O "dever-ser" jurídico contém uma premissa moral. Ele é intencional na sua essência e, sem isso, não faz sentido. Ao negar essa "intenção", estamos afastando o conteúdo moral da norma jurídica e, por conta disso, deixamos de pensar o Direito sob o ponto de vista da ética.

A própria expressão "ética tributária" chega a ser redundante, pois deveria ser da natureza do sistema de normas tributárias, enquanto parte do ordenamento jurídico, possuir uma disposição para o seu constante aprimoramento, sempre visando um conteúdo normativo compatível com a força moral da Constituição Federal.

Assim é, por exemplo, quando denunciamos o caráter confiscatório de determinado tributo. Estamos, na verdade, confrontando-o com a força moral do dispositivo constitucional que proíbe tal prática. Estamos, por assim dizer, exigindo do Estado uma prestação de contas sobre o conteúdo moral desse tributo, segundo a Lei Maior.

Ives Gandra da Silva Martins ensina que "a ética [...] está na própria conformação do direito natural, visto que permeia todos os valores definitivos que devem estar integrados nas normas positivas. [...] No direito brasileiro, concretamente, tais valores são inerentes a inúmeras disposições, a começar pelos Títulos I e II da Constituição Federal". (A Ética no Direito e na Economiain Tributos e Direitos Fundamentais, Coord. Octávio Campos Fischer. São Paulo: Dialética, 2004. pp. 128-129).
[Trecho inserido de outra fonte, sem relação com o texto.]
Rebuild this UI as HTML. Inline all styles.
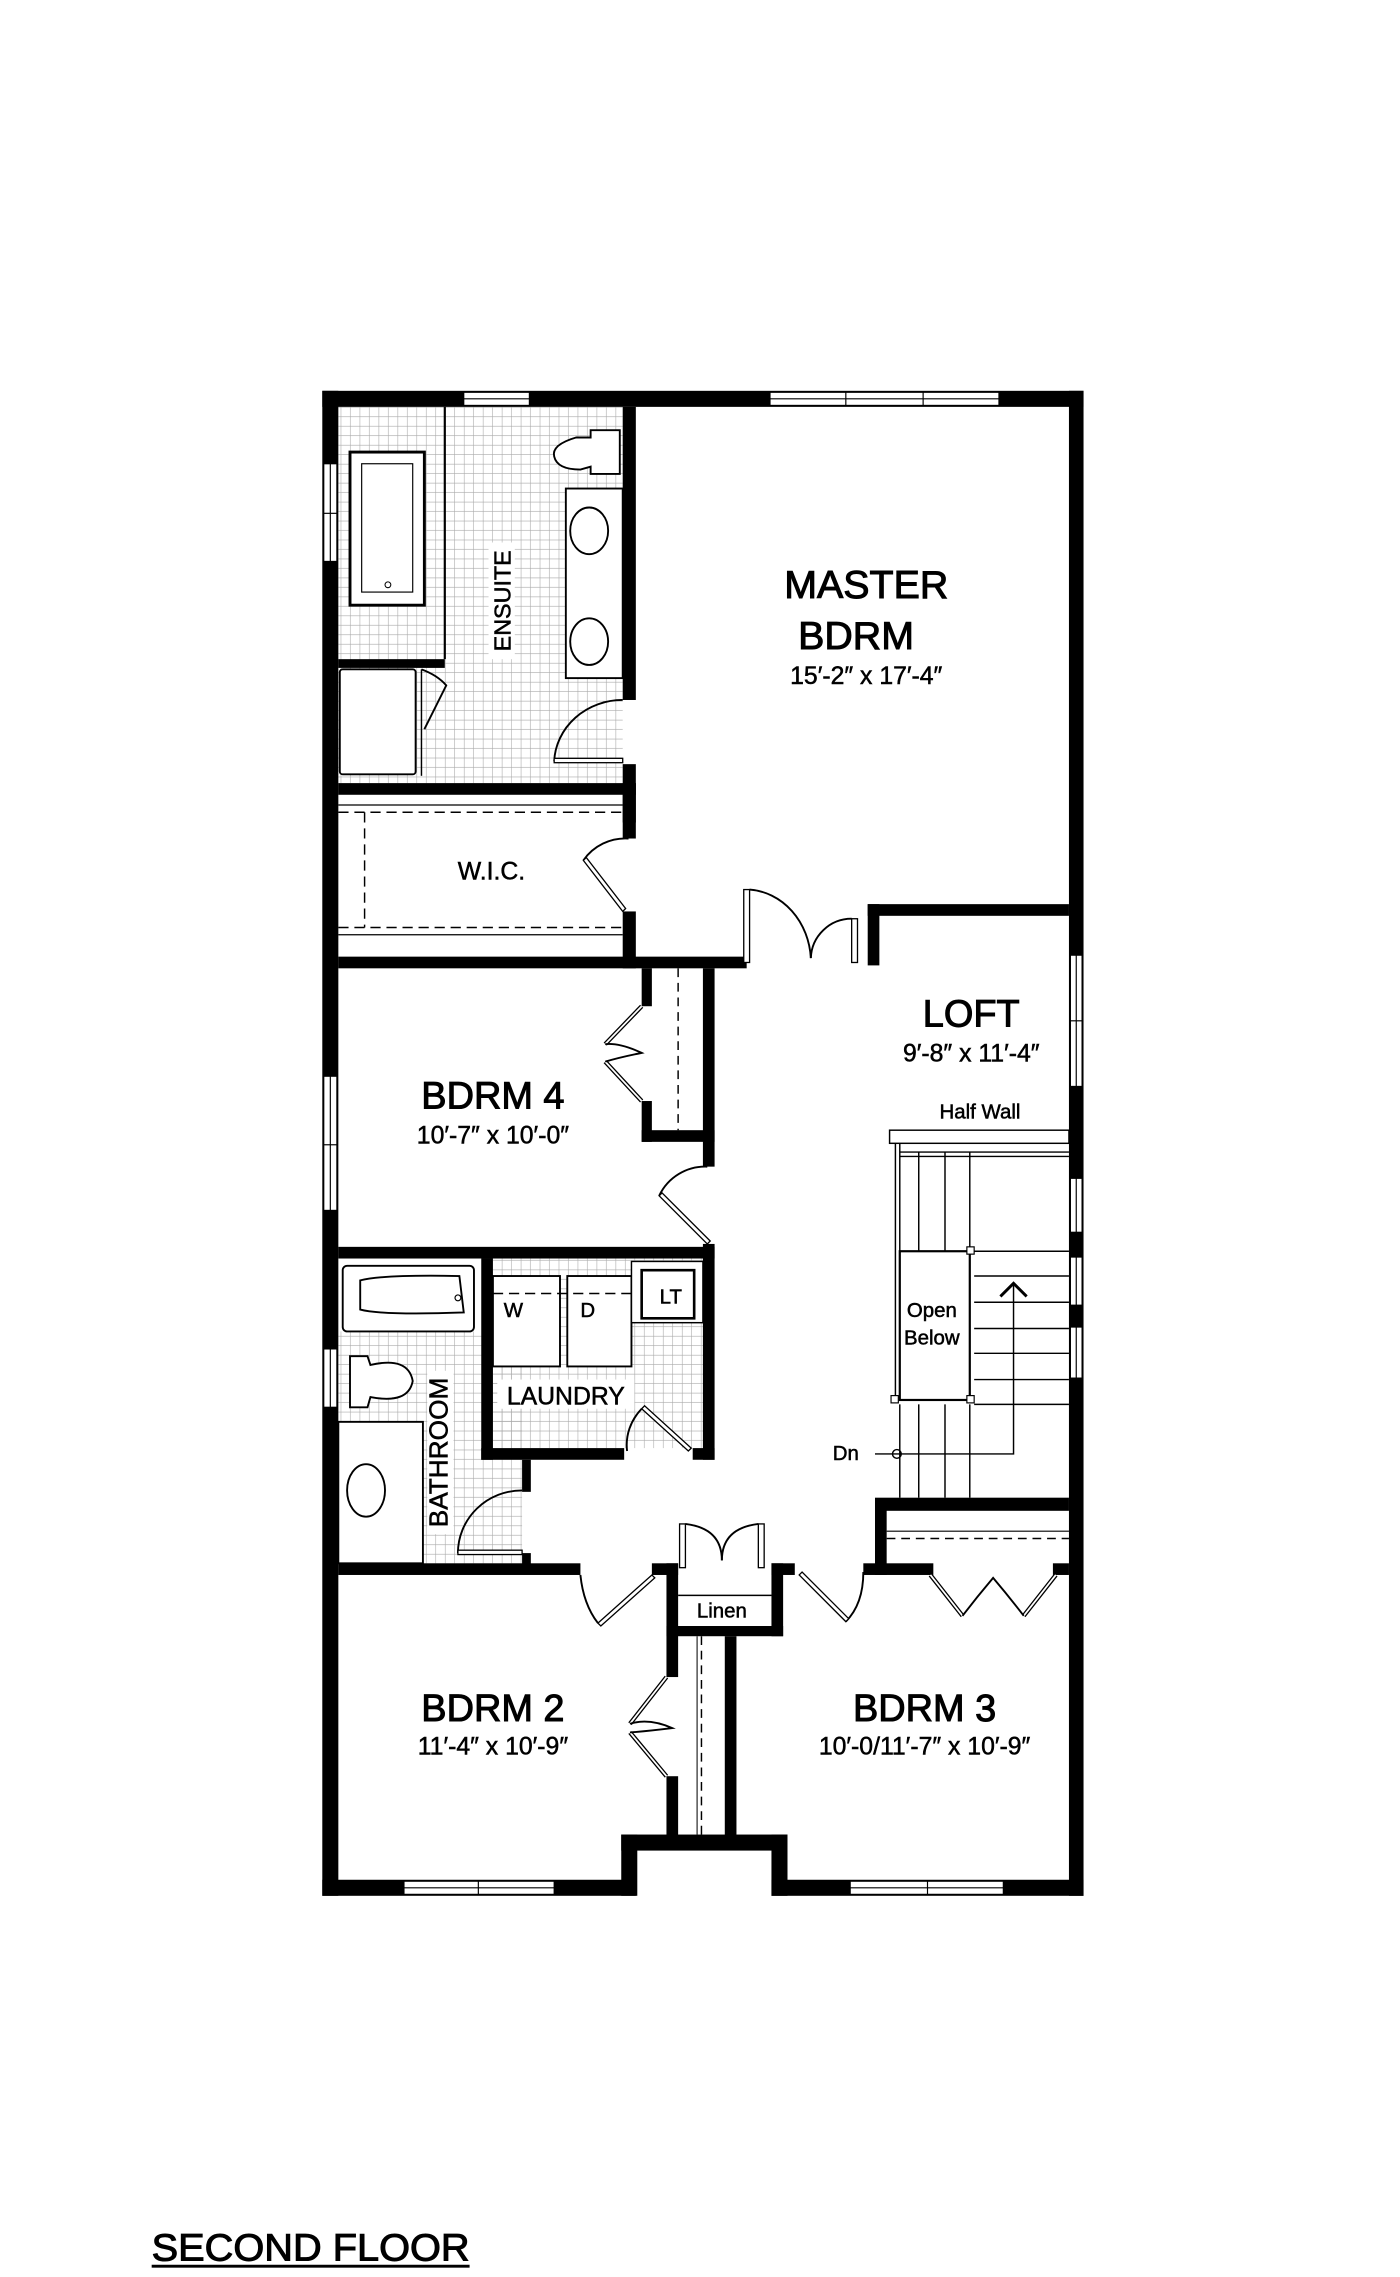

Com essa compreensão, desaparecem as tradicionais dificuldades dos Tribunais em decidir se determinado caso concreto caracteriza ou não confisco em matéria tributária. Isso porque o aspecto literal da norma adquire corpo com sua força moral intrínseca, o que faz com que o julgador fuja da armadilha pragmática de medir o alcance do conceito de confisco sob o ponto de vista puramente matemático.

Ora, não há um parâmetro matemático seguro para tal decisão. Não há uma "tabela" de que se possa dispor para essa finalidade e nem poderia haver, pois o conteúdo moral da norma não é estático. Assim como a sociedade para a qual se aplica, ele se movimenta e precisa ser interpretado segundo esse movimento histórico. Por isso a necessidade do pensar coletivo, compartilhado, em prol de soluções melhores do que aquelas que tínhamos. E a esse pensamento plural e multissetorial chamamos de Ética Tributária.

Não é simplesmente o caso de perguntar se essa multa é válida, mas sim se ela é justa nas condições de tempo, lugar e pessoa a quem se aplica; se ela é proporcional à infração cometida; se as diferentes consequências econômicas e sociais que ela gera foram bem sopesadas, etc.

Eu espero que você tenha notado até aqui que a ética tributária deve ser o balizador da compatibilidade moral da norma tributária, levando-a, em última instância, ao juízo de constitucionalidade, uma vez detectada sua disfuncionalidade teleológica.

           O imposto justo pressupõe, portanto, um sistema normativo justo, ou seja, permeado por uma "boa" moral, o que somente será alcançado com a existência de um ambiente amplo de debate, capaz de pensar e repensar o melhor modelo tributário para o momento presente, segundo os valores constitucionais vigentes.